Pour l'instant, la pondération des pays émergents est maintenue à 10% du portefeuille d'actions. Des tarifs douaniers élevés sur les importations peuvent nuire au secteur des exportations chinoises, mais peut-être moins que beaucoup ne le pensent.
Les exportations de biens à destination des USA représentent moins de 3% du PIB de la Chine. Compte tenu d’une compensation via le taux de change (un Yuan plus faible), d’une politique tarifaire adaptée et d’une pénétration de la production chinoise vers d'autres marchés, selon Capital Economics, l'impact d’un tarif douanier atteignant même 60% sur tous les produits en provenance de Chine serait bien en-deçà de 1% du PIB chinois.

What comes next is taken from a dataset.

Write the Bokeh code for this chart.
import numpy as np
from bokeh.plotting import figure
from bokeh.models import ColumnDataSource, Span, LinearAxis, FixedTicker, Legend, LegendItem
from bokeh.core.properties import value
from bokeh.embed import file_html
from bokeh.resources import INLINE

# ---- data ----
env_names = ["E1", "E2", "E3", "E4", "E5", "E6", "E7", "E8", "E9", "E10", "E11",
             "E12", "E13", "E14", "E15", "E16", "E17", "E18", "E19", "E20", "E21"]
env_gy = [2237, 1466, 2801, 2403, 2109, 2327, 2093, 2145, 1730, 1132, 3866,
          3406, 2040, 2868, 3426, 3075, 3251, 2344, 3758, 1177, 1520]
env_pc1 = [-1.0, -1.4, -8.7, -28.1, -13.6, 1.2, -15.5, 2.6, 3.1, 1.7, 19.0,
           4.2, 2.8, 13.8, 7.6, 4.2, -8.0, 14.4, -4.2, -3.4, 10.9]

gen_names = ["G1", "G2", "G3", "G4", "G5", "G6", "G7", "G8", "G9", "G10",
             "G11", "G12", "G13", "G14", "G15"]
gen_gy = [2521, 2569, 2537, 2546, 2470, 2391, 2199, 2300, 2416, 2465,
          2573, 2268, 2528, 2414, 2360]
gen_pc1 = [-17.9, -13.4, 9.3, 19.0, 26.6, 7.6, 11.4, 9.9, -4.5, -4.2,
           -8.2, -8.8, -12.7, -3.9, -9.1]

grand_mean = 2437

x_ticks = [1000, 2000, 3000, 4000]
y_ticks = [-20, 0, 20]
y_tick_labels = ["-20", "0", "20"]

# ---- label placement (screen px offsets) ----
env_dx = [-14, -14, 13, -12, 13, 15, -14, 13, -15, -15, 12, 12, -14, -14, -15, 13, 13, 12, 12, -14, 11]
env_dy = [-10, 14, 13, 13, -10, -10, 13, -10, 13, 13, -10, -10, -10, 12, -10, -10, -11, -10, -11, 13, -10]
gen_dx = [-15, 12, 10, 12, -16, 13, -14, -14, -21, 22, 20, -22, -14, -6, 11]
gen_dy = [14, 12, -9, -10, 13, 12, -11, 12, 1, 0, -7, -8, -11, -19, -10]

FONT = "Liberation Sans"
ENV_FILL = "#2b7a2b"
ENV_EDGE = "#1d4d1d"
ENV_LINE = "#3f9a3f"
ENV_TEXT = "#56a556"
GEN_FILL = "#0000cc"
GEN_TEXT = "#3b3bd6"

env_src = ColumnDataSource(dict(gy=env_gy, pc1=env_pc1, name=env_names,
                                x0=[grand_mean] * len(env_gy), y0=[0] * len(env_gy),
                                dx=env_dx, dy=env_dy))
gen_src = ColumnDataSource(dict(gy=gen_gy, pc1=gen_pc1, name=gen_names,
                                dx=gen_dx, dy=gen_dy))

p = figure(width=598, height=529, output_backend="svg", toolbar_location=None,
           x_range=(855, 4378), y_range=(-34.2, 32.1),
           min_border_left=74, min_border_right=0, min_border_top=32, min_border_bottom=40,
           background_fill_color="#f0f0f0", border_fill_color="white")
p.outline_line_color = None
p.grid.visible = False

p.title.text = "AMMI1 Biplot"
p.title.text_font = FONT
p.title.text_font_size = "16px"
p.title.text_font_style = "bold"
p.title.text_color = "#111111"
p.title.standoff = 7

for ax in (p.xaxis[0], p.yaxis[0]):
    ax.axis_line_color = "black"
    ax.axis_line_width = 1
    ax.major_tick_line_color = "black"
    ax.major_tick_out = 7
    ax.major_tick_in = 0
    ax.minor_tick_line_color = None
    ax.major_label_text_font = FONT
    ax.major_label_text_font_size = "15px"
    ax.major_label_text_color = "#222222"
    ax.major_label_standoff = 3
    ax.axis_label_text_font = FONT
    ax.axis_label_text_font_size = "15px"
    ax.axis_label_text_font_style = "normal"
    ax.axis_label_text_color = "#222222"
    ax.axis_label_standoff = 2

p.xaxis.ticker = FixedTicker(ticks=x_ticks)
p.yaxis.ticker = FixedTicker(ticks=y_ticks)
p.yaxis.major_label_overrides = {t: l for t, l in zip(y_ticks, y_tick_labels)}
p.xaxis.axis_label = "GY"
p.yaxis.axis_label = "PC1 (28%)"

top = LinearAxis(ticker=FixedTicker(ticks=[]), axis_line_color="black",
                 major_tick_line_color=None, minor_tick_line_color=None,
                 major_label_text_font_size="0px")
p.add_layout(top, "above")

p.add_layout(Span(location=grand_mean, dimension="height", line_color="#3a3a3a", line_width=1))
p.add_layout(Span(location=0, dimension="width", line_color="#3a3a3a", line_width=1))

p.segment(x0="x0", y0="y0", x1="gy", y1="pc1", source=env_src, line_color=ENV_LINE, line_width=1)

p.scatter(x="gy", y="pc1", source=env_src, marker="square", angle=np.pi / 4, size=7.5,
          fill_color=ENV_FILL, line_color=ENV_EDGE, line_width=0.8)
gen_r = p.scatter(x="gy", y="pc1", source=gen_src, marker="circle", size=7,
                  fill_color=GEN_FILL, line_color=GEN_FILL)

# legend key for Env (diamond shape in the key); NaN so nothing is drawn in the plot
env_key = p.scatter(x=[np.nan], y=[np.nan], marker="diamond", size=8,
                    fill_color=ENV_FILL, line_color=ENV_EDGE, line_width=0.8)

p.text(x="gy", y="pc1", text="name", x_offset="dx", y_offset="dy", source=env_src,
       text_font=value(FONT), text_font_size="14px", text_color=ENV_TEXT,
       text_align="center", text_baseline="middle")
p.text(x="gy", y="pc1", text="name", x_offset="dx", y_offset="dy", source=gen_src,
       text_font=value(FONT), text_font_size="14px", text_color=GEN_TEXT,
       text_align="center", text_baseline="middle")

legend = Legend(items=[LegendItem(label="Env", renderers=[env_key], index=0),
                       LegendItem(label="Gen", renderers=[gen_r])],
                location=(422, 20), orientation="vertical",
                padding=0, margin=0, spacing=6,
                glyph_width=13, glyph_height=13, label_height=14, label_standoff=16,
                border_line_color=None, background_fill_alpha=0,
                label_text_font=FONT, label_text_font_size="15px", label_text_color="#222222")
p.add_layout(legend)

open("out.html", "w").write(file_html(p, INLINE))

Un impact que la Chine peut largement compenser par des mesures fiscales visant à stimuler l'économie.2
Concernant les produits de taux, nous épinglons la hausse des taux à plus long terme aux USA et le risque que cela peut entraîner pour certaines économies émergentes. Pour l'Europe, les éventuelles mesures commerciales de Trump seront cruciales pour la croissance économique. C'est pourquoi les taux de l'UE pourraient potentiellement être décorrélés de ceux des États-Unis. Le 7 novembre, le taux allemand a brièvement flirté avec la barre des 3,50% mais depuis, il est déjà retombé à 3,32%.3
Trump rétif à l'énergie verte
Sous la présidence de Joe Biden, les USA ont pris des mesures pour stimuler l'économie verte. La loi dite «Inflation Reduction Act» (IRA) a permis de débloquer des milliards sous forme de subventions, d'allègements fiscaux ou de prêts à taux réduits pour encourager les entreprises et les ménages à investir dans les technologies vertes.

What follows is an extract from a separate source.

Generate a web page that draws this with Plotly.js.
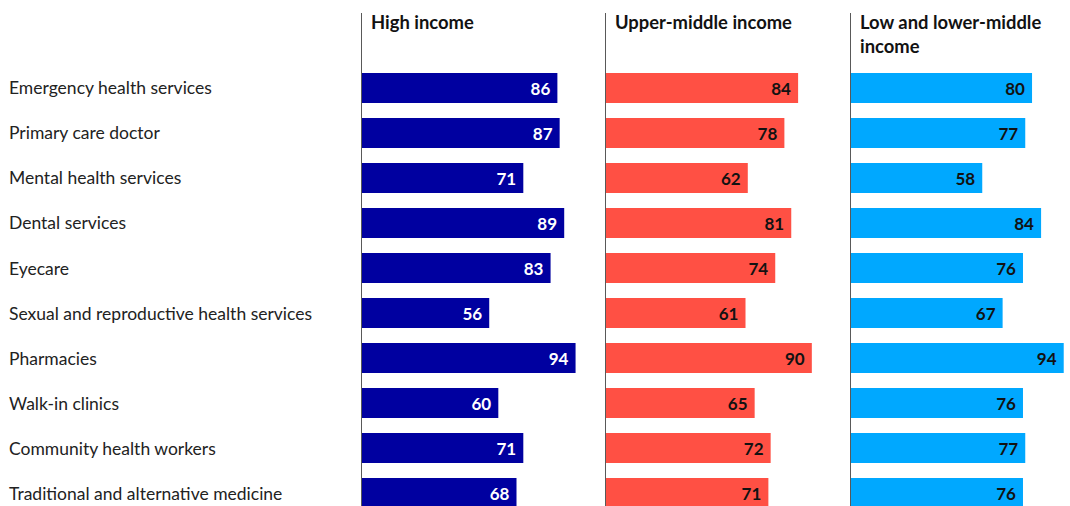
<!DOCTYPE html>
<html>
<head>
<meta charset="utf-8">
<script src="https://cdn.plot.ly/plotly-3.0.1.min.js"></script>
<style>html,body{margin:0;padding:0;background:#fff;}#chart{width:1070px;height:506px;}</style>
</head>
<body>
<div id="chart"></div>
<script>
const categories = [
  "Emergency health services",
  "Primary care doctor",
  "Mental health services",
  "Dental services",
  "Eyecare",
  "Sexual and reproductive health services",
  "Pharmacies",
  "Walk-in clinics",
  "Community health workers",
  "Traditional and alternative medicine"
];
const highIncome = [86, 87, 71, 89, 83, 56, 94, 60, 71, 68];
const upperMiddleIncome = [84, 78, 62, 81, 74, 61, 90, 65, 72, 71];
const lowLowerMiddleIncome = [80, 77, 58, 84, 76, 67, 94, 76, 77, 76];
const panelTitles = ["High income", "Upper-middle income", "Low and lower-middle<br>income"];

const W = 1070, H = 506;
const FONT = "Lato, 'Noto Sans', sans-serif";
const colors = ["#0000a0", "#ff5044", "#00a8ff"];
const textColors = ["#ffffff", "#121212", "#121212"];
const series = [highIncome, upperMiddleIncome, lowLowerMiddleIncome];
const xDomains = [[362, 606], [606, 851], [851, 1070]];
const pxPerUnit = [2.272, 2.287, 2.263];

const traces = series.map((vals, i) => ({
  type: "bar",
  orientation: "h",
  x: vals,
  y: categories,
  xaxis: i === 0 ? "x" : "x" + (i + 1),
  yaxis: i === 0 ? "y" : "y" + (i + 1),
  marker: {color: colors[i], line: {width: 0}},
  width: 0.667,
  texttemplate: "%{x}\u00a0",
  textposition: "inside",
  insidetextanchor: "end",
  textangle: 0,
  constraintext: "none",
  textfont: {family: FONT, size: 17, color: textColors[i], weight: 700},
  hoverinfo: "none",
  cliponaxis: true
}));

const yTop = 13;
const rowCenter0 = 88, rowStep = 45;
const yRange = [(H - rowCenter0) / rowStep, (yTop - rowCenter0) / rowStep];

const layout = {
  width: W, height: H,
  margin: {l: 0, r: 0, t: 0, b: 0},
  paper_bgcolor: "#ffffff",
  plot_bgcolor: "#ffffff",
  showlegend: false,
  bargap: 0.333,
  annotations: [],
  font: {family: FONT}
};

for (let i = 0; i < 3; i++) {
  const sx = i === 0 ? "" : String(i + 1);
  const d = xDomains[i];
  layout["xaxis" + sx] = {
    domain: [d[0] / W, d[1] / W],
    range: [0, (d[1] - d[0]) / pxPerUnit[i]],
    showgrid: false, zeroline: false, showticklabels: false, showline: false,
    fixedrange: true
  };
  layout["yaxis" + sx] = {
    domain: [0, 1 - yTop / H],
    type: "category",
    categoryarray: categories,
    range: yRange,
    anchor: i === 0 ? "x" : "x" + (i + 1),
    showgrid: false, zeroline: false, showticklabels: false,
    showline: true, linecolor: "#595959", linewidth: 1,
    ticks: "",
    fixedrange: true
  };
  layout.annotations.push({
    xref: "paper", yref: "paper",
    x: (d[0] + 7) / W, y: 1 - 9 / H,
    xanchor: "left", yanchor: "top", align: "left",
    text: "<b>" + panelTitles[i] + "</b>",
    showarrow: false,
    font: {family: FONT, size: 18.4, color: "#121212"}
  });
}

categories.forEach(c => {
  layout.annotations.push({
    xref: "paper", yref: "y",
    x: 7 / W, y: c,
    xanchor: "left", yanchor: "middle", align: "left",
    text: c, showarrow: false,
    font: {family: FONT, size: 17.5, color: "#222222", weight: 400}
  });
});

Plotly.newPlot("chart", traces, layout, {displayModeBar: false, staticPlot: true});
</script>
</body>
</html>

Trump est convaincu que la réduction ou la suppression des lois environnementales aura un effet positif sur l'économie et permettra de réduire l'inflation4 . Il va continuer à soutenir le secteur US du gaz et du pétrole, même si celui-ci produit déjà à des niveaux record. Il se pourrait donc que les prix pétroliers chutent, ce qui rendrait les énergies alternatives moins attractives. Depuis octobre, l'indice boursier des énergies alternatives a perdu 15%.5
Nous restons toutefois convaincus du potentiel des entreprises qui s'engagent en faveur du climat. À court terme, la tendance négative pourrait encore persister un peu. Des investissements étalés dans le temps et un horizon à long terme sont nécessaires. Et qui sait, peut-être Elon Musk parviendra-t-il à contrer une politique anti-énergie verte trop agressive?

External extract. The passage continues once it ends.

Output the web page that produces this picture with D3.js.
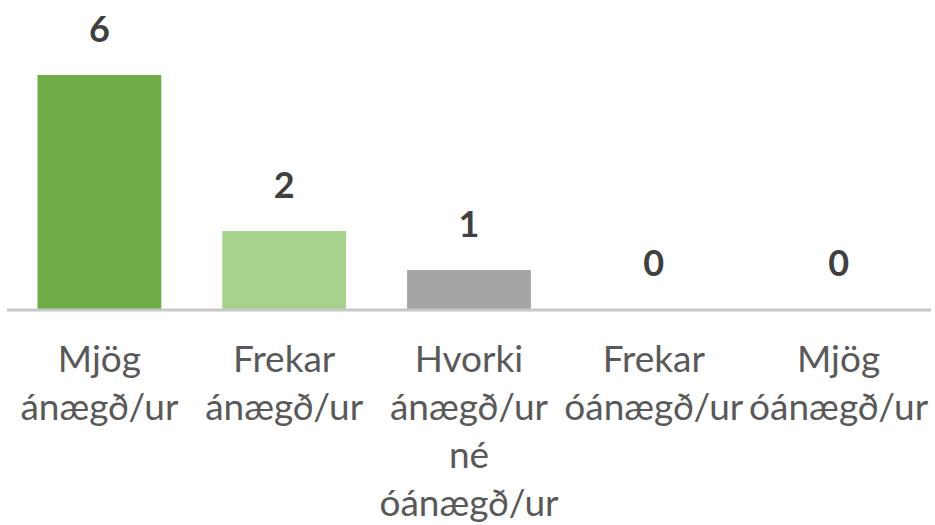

Belfius reste optimiste à l'égard des marchés boursiers américains
À court terme, les investisseurs en actions voient la victoire de Trump comme une bonne nouvelle, notamment en raison de ses intentions de réduire les impôts des entreprises. À plus long terme, la performance des actions dépend essentiellement des attentes en matière de bénéfices et de croissance. Si Trump met en œuvre un grand nombre des projets qu'il a annoncés, ceux-ci pourraient bien stimuler l'inflation, mettant ainsi un frein à la croissance future.
Dans l’immédiat, cela ne devrait pas freiner les marchés boursiers. Nous pensons que l'enthousiasme pour l'IA va se renforcer et que les investisseurs continueront à rechercher les bénéfices de cette technologie transformative. Cela permettra de résister aux éventuels vents contraires de la politique de Trump.